Another part of this tactic is to take violent repression out of the main centres of attention. Instead of targeting high-level figures, the NRM focuses attacks on and abductions on opposition figures with lower profiles or outside Kampala. These actions attract less media attention but no less effectively spread the message of dominance at the grassroots. Again, yesterday’s events – with plenty of images circulating on social media of civilian bystanders being hit and police brutalities, particularly in Kampala – might lead to a backlash for the NRM.

Engage with the youth

Museveni does not just use the stick. There’s also the carrot. This is particularly important for appealing to the youth in a country where about 77% of people below the age of 25. These voters did not live through war and are less persuaded by the regime’s claim that it brought peace to Uganda. Instead therefore, the NRM has tried to attract young people through other means. It released a rap song featuring the president in 2010. It has increased its focus on social media. And, in order to combat Bobi Wine’s “ghetto” credentials ahead of 2021, it has enlisted several musicians with assumed “street cred” as paid advisers.

The regime has also used money to attract support, particularly among the youth. President Museveni hands out brown envelopes full of cash to individuals and associations around elections, while candidates spend tens of thousands of dollars in the course of their campaigns. While effective and now expected among the electorate, limitless patronage is not without risks. In 2011, the plundering of state coffers for campaign spending saw inflation skyrocket after the elections. This triggered the Walk to Work protests, the most sustained and widespread demonstrations against the NRM government so far. With economic constraints exacerbated by COVID-19, there is little money to go around among an ever-growing voting population this time. This precipitates a greater reliance on force  as a key strategy.

A foregone conclusion?

Many believe that Museveni’s victory on 14 January 2021 is a foregone conclusion. More than a decade after the reintroduction of multiparty politics, Uganda still functions as an NRM state and the president’s grip on power remains tight.

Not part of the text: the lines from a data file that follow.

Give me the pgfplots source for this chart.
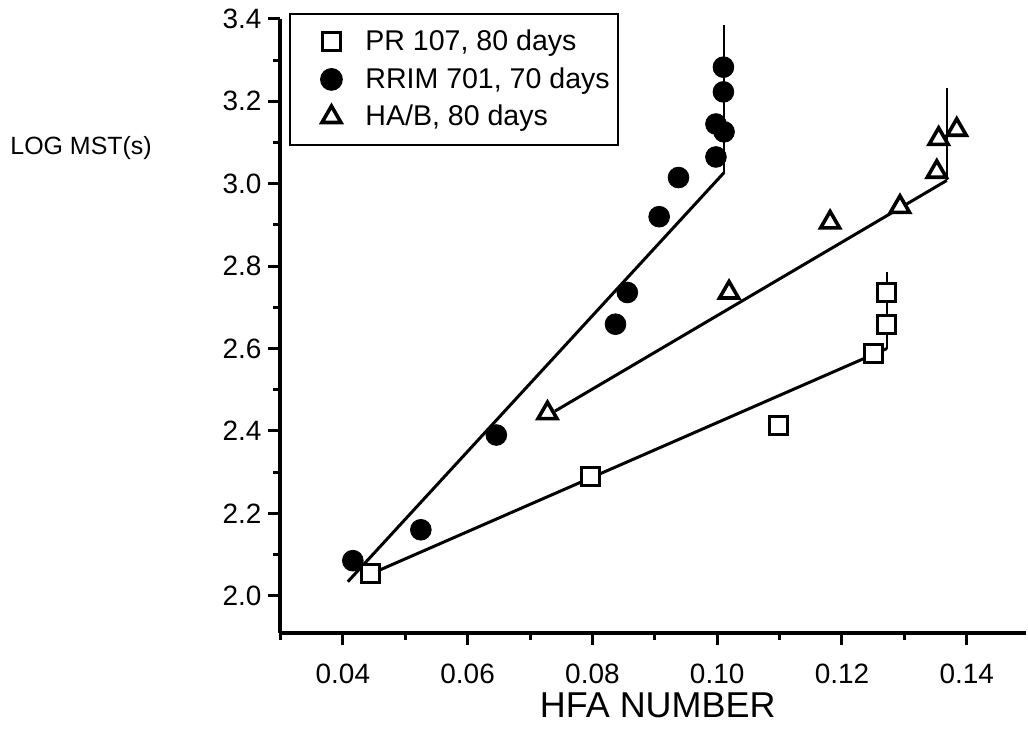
\documentclass[border=0pt]{standalone}
\usepackage{fontspec}
\setmainfont{Liberation Sans}
\usepackage{pgfplots}
\pgfplotsset{compat=1.18}
\pgfplotsset{widemark/.style={legend image code/.code={\path (-0.335cm,0cm) (0.81cm,0cm); \draw[mark repeat=2,mark phase=2,##1] plot coordinates {(0cm,0cm) (0.3cm,0cm) (0.6cm,0cm)};}}}
\begin{document}
\begin{tikzpicture}
\begin{axis}[
  scale only axis, width=373.5pt, height=307.5pt,
  xmin=0.03, xmax=0.1495, ymin=1.91, ymax=3.4,
  axis x line=bottom, axis y line=left,
  axis line style={-, line width=2pt},
  xtick={0.04,0.06,0.08,0.10,0.12,0.14},
  minor xtick={0.03,0.05,0.07,0.09,0.11,0.13},
  ytick={2.0,2.2,2.4,2.6,2.8,3.0,3.2,3.4},
  minor ytick={2.1,2.3,2.5,2.7,2.9,3.1,3.3},
  tick align=outside,
  major tick length=6pt, minor tick length=3.5pt,
  tick style={black, line width=1.5pt},
  scaled x ticks=false,
  x tick label style={font=\fontsize{14}{16}\selectfont, yshift=-6pt, /pgf/number format/assume math mode=true, /pgf/number format/fixed, /pgf/number format/precision=2, /pgf/number format/fixed zerofill},
  y tick label style={font=\fontsize{14}{16}\selectfont, /pgf/number format/assume math mode=true, /pgf/number format/fixed, /pgf/number format/precision=1, /pgf/number format/fixed zerofill},
  xlabel={HFA NUMBER},
  xlabel style={font=\fontsize{18}{20}\selectfont, at={(axis description cs:0.506,0)}, anchor=center, yshift=-36.5pt},
  ylabel={LOG MST(s)},
  every axis y label/.style={at={(axis description cs:-0.3628,0.79)}, anchor=west, inner sep=0pt, font=\fontsize{12.5}{14}\selectfont},
  legend style={at={(axis description cs:0.012,1.0098)}, anchor=north west, draw=black, line width=1pt, font=\fontsize{14.3}{16}\selectfont, inner xsep=2pt, inner ysep=6pt, row sep=3pt, cells={anchor=west}},
  legend cell align=left,
  clip=false,
]
% fitted lines
\addplot[black, line width=1.5pt, forget plot] coordinates {(0.0445,2.053) (0.1272,2.600)};
\addplot[black, line width=0.9pt, forget plot] coordinates {(0.1272,2.600) (0.1272,2.785)};
\addplot[black, line width=1.5pt, forget plot] coordinates {(0.0408,2.034) (0.1011,3.027)};
\addplot[black, line width=1.2pt, forget plot] coordinates {(0.1011,3.027) (0.1011,3.385)};
\addplot[black, line width=1.5pt, forget plot] coordinates {(0.0740,2.448) (0.1368,3.008)};
\addplot[black, line width=0.9pt, forget plot] coordinates {(0.1368,3.008) (0.1368,3.232)};
% data
\addplot[only marks, widemark, mark=square*, mark size=4.5pt, mark options={fill=white, draw=black, line width=1.5pt}] coordinates {
 (0.0445,2.053) (0.0797,2.290) (0.1099,2.412) (0.1251,2.588) (0.1272,2.659) (0.1272,2.736)};
\addlegendentry{PR 107, 80 days}
\addplot[only marks, widemark, mark=*, mark size=5.2pt, mark options={fill=black, draw=black}] coordinates {
 (0.0416,2.085) (0.0525,2.160) (0.0646,2.390) (0.0837,2.659) (0.0856,2.736) (0.0907,2.920)
 (0.0938,3.015) (0.0998,3.065) (0.0998,3.145) (0.1011,3.126) (0.1010,3.223) (0.1010,3.283)};
\addlegendentry{RRIM 701, 70 days}
\addplot[only marks, widemark, mark=triangle*, mark size=5.5pt, mark options={fill=white, draw=black, line width=1.8pt}] coordinates {
 (0.0728,2.443) (0.1019,2.736) (0.1181,2.906) (0.1293,2.944) (0.1352,3.029) (0.1355,3.109) (0.1384,3.131)};
\addlegendentry{HA/B, 80 days}
\path (axis description cs:-0.3762,-0.1675) -- (axis description cs:1,1.0309);
\end{axis}
\end{tikzpicture}
\end{document}
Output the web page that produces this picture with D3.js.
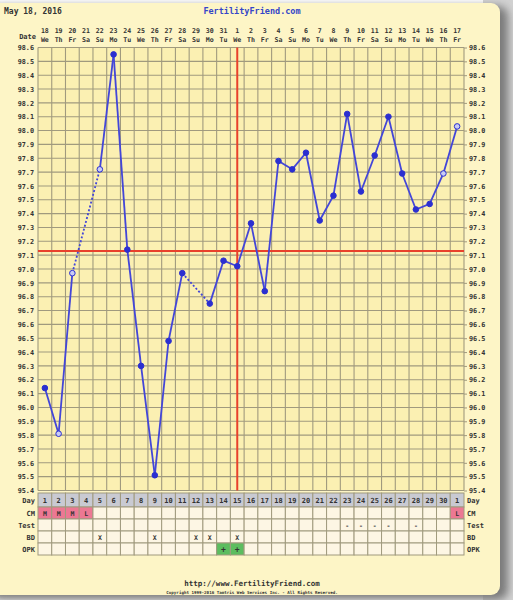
<!DOCTYPE html>
<html>
<head>
<meta charset="utf-8">
<script src="https://cdn.jsdelivr.net/npm/d3@7"></script>
<style>
  body { margin: 0; background: #ffffff; }
  svg { display: block; }
  text { font-family: "DejaVu Sans Mono", monospace; font-weight: bold; fill: #333; }
</style>
</head>
<body>
<div id="chart"></div>
<script>
// chart values
const dates = [18,19,20,21,22,23,24,25,26,27,28,29,30,31,1,2,3,4,5,6,7,8,9,10,11,12,13,14,15,16,17]
const weekdays = ["We","Th","Fr","Sa","Su","Mo","Tu","We","Th","Fr","Sa","Su","Mo","Tu","We","Th","Fr","Sa","Su","Mo","Tu","We","Th","Fr","Sa","Su","Mo","Tu","We","Th","Fr"]
const cycleDays = [1,2,3,4,5,6,7,8,9,10,11,12,13,14,15,16,17,18,19,20,21,22,23,24,25,26,27,28,29,30,1]
const temps = [96.14,95.81,96.97,null,97.72,98.55,97.14,96.30,95.51,96.48,96.97,null,96.75,97.06,97.02,97.33,96.84,97.78,97.72,97.84,97.35,97.53,98.12,97.56,97.82,98.10,97.69,97.43,97.47,97.69,98.03]
const openPoints = [2,3,5,30,31]          // column numbers with hollow markers
const cmMarks = { 1: "M", 2: "M", 3: "M", 4: "L", 31: "L" }
const testMarks = [23,24,25,26,28]
const bdMarks = [5,9,12,13,15]
const opkMarks = [14,15]
const coverline = 97.13
const ovulationCol = 15
const tempTicks = d3.range(954, 987).map(d => d / 10)
const rowNames = ["CM","Test","BD","OPK"]

const W = 513, H = 600
const GRID = { LEFT: 38, RIGHT: 464, TOP: 47.5, BOTTOM: 490.5 }

const svg = d3.select("#chart").append("svg").attr("width", W).attr("height", H)

// shadow + panel
const defs = svg.append("defs")
const f = defs.append("filter").attr("id", "sh").attr("x", "-10%").attr("y", "-10%").attr("width", "130%").attr("height", "130%")
f.append("feGaussianBlur").attr("stdDeviation", 4)
svg.append("rect").attr("x", W - 30).attr("y", 0).attr("width", 30).attr("height", H).attr("fill", "#d2d2d2")
svg.append("rect").attr("x", -10).attr("y", 6).attr("width", 518).attr("height", 594).attr("rx", 10)
  .attr("fill", "#7a7a7a").attr("filter", "url(#sh)")
svg.append("rect").attr("x", -10).attr("y", 3).attr("width", 510).attr("height", 592).attr("rx", 9)
  .attr("fill", "#fdf5c6")

const cols = d3.range(1, 32)
const x = d3.scaleBand().domain(cols).range([GRID.LEFT, GRID.RIGHT])
const y = d3.scaleLinear().domain([95.4, 98.6]).range([GRID.BOTTOM, GRID.TOP])
const cx = c => x(c) + x.bandwidth() / 2

// header
svg.append("text").attr("x", 4).attr("y", 14).attr("font-size", 8).text("May 18, 2016")
svg.append("text").attr("x", 252).attr("y", 14).attr("font-size", 8.5).attr("text-anchor", "middle")
  .style("fill", "#3446c8").text("FertilityFriend.com")
svg.append("text").attr("x", 36).attr("y", 39).attr("font-size", 7).attr("text-anchor", "end").text("Date")
svg.append("g").selectAll("text.d").data(cols).join("text")
  .attr("x", c => cx(c)).attr("y", 33).attr("font-size", 6.6).attr("text-anchor", "middle")
  .text(c => dates[c - 1])
svg.append("g").selectAll("text.w").data(cols).join("text")
  .attr("x", c => cx(c)).attr("y", 42).attr("font-size", 6.6).attr("text-anchor", "middle")
  .text(c => weekdays[c - 1])

// temperature grid
svg.append("rect").attr("x", GRID.LEFT).attr("y", GRID.TOP)
  .attr("width", GRID.RIGHT - GRID.LEFT).attr("height", GRID.BOTTOM - GRID.TOP).attr("fill", "#fbf0b2")
const grid = svg.append("g").attr("stroke", "#a09a7e").attr("stroke-width", 1.1)
grid.selectAll("line.h").data(tempTicks).join("line")
  .attr("x1", GRID.LEFT).attr("x2", GRID.RIGHT).attr("y1", d => y(d)).attr("y2", d => y(d))
grid.selectAll("line.v").data(d3.range(0, 32)).join("line")
  .attr("x1", i => GRID.LEFT + i * x.step()).attr("x2", i => GRID.LEFT + i * x.step())
  .attr("y1", GRID.TOP).attr("y2", GRID.BOTTOM)

// temperature axes
const fmt = d3.format(".1f")
const axL = svg.append("g").attr("transform", `translate(${GRID.LEFT},0)`)
  .call(d3.axisLeft(y).tickValues(tempTicks).tickFormat(fmt).tickSize(0).tickPadding(4))
const axR = svg.append("g").attr("transform", `translate(${GRID.RIGHT},0)`)
  .call(d3.axisRight(y).tickValues(tempTicks).tickFormat(fmt).tickSize(3).tickPadding(2))
;[axL, axR].forEach(a => {
  a.select(".domain").remove()
  a.selectAll("line").attr("stroke", "#a09a7e")
  a.selectAll("text").attr("font-size", 6.8).attr("font-family", "DejaVu Sans Mono").style("fill", "#333")
})

// coverline and ovulation line
svg.append("line").attr("x1", GRID.LEFT).attr("x2", GRID.RIGHT)
  .attr("y1", y(coverline)).attr("y2", y(coverline)).attr("stroke", "#e8412c").attr("stroke-width", 2)
svg.append("line").attr("x1", cx(ovulationCol)).attr("x2", cx(ovulationCol))
  .attr("y1", GRID.TOP).attr("y2", GRID.BOTTOM).attr("stroke", "#e8412c").attr("stroke-width", 2)

// temperature line
const pts = cols.filter(c => temps[c - 1] !== null).map(c => ({ c, t: temps[c - 1] }))
const segs = d3.pairs(pts)
svg.append("g").selectAll("line").data(segs).join("line")
  .attr("x1", d => cx(d[0].c)).attr("y1", d => y(d[0].t))
  .attr("x2", d => cx(d[1].c)).attr("y2", d => y(d[1].t))
  .attr("stroke", "#4346d8").attr("stroke-width", 1.8)
  .attr("stroke-dasharray", d => d[1].c - d[0].c > 1 ? "2,2" : null)
svg.append("g").selectAll("circle").data(pts).join("circle")
  .attr("cx", d => cx(d.c)).attr("cy", d => y(d.t)).attr("r", 2.8)
  .attr("fill", d => openPoints.includes(d.c) ? "#c9ccf4" : "#2b2fd0")
  .attr("stroke", "#2b2fd0").attr("stroke-width", 1)

// bottom rows
const ROWS = { DAY_TOP: 493, DAY_H: 14, H: 12 }
const rowTop = i => ROWS.DAY_TOP + ROWS.DAY_H + i * ROWS.H
const cells = svg.append("g")
cells.selectAll("rect.day").data(cols).join("rect")
  .attr("x", c => x(c)).attr("y", ROWS.DAY_TOP).attr("width", x.step()).attr("height", ROWS.DAY_H)
  .attr("fill", "#c9cad2").attr("stroke", "#a09a7e")
rowNames.forEach((name, i) => {
  cells.selectAll(`rect.r${i}`).data(cols).join("rect")
    .attr("x", c => x(c)).attr("y", rowTop(i)).attr("width", x.step()).attr("height", ROWS.H)
    .attr("stroke", "#a09a7e")
    .attr("fill", c => {
      if (name === "CM" && cmMarks[c]) return "#ec7893"
      if (name === "OPK" && opkMarks.includes(c)) return "#5cbd5f"
      return "#fdf6e4"
    })
})
svg.append("g").selectAll("text").data(cols).join("text")
  .attr("x", c => cx(c)).attr("y", ROWS.DAY_TOP + 10).attr("font-size", 7).attr("text-anchor", "middle")
  .text(c => cycleDays[c - 1])
const marks = svg.append("g")
Object.keys(cmMarks).forEach(c => marks.append("text").attr("x", cx(+c)).attr("y", rowTop(0) + 8.5)
  .attr("text-anchor", "middle").attr("font-size", 6.5).text(cmMarks[c]))
testMarks.forEach(c => marks.append("text").attr("x", cx(c)).attr("y", rowTop(1) + 8.5)
  .attr("text-anchor", "middle").attr("font-size", 6.5).text("-"))
bdMarks.forEach(c => marks.append("text").attr("x", cx(c)).attr("y", rowTop(2) + 8.5)
  .attr("text-anchor", "middle").attr("font-size", 6.5).text("X"))
opkMarks.forEach(c => marks.append("text").attr("x", cx(c)).attr("y", rowTop(3) + 9)
  .attr("text-anchor", "middle").attr("font-size", 8).text("+"))

// row labels, both sides
const labels = ["Day"].concat(rowNames)
const labelY = [ROWS.DAY_TOP + 10].concat(rowNames.map((n, i) => rowTop(i) + 9))
labels.forEach((l, i) => {
  svg.append("text").attr("x", GRID.LEFT - 3).attr("y", labelY[i]).attr("font-size", 7)
    .attr("text-anchor", "end").text(l)
  svg.append("text").attr("x", GRID.RIGHT + 3).attr("y", labelY[i]).attr("font-size", 7).text(l)
})

// footer
svg.append("text").attr("x", 252).attr("y", 586).attr("font-size", 7.5).attr("text-anchor", "middle")
  .text("http://www.FertilityFriend.com")
svg.append("text").attr("x", 252).attr("y", 594).attr("font-size", 4.2).attr("text-anchor", "middle")
  .text("Copyright 1999-2016 Tamtris Web Services Inc. - All Rights Reserved.")
</script>
</body>
</html>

While this may be the case, however, there is another more uncertain battle ongoing in the background to this election. Some people expect that this will be Museveni’s last race and that he will appoint a successor ahead of the 2026 elections, by which time he will by 80 years old. The most likely candidate currently is his son Muhoozi Kainerugaba. The powerful former Special Forces Commander’s supporters are already marketing “Muhoozi 2026” on social media and in the corridors of power. Moreover, several of his allies – whose tentacles stretch across military, government, and media – are running in the 2021 elections. All of which begs the question of how well the NRM might be at winning elections for someone other than Yoweri Museveni.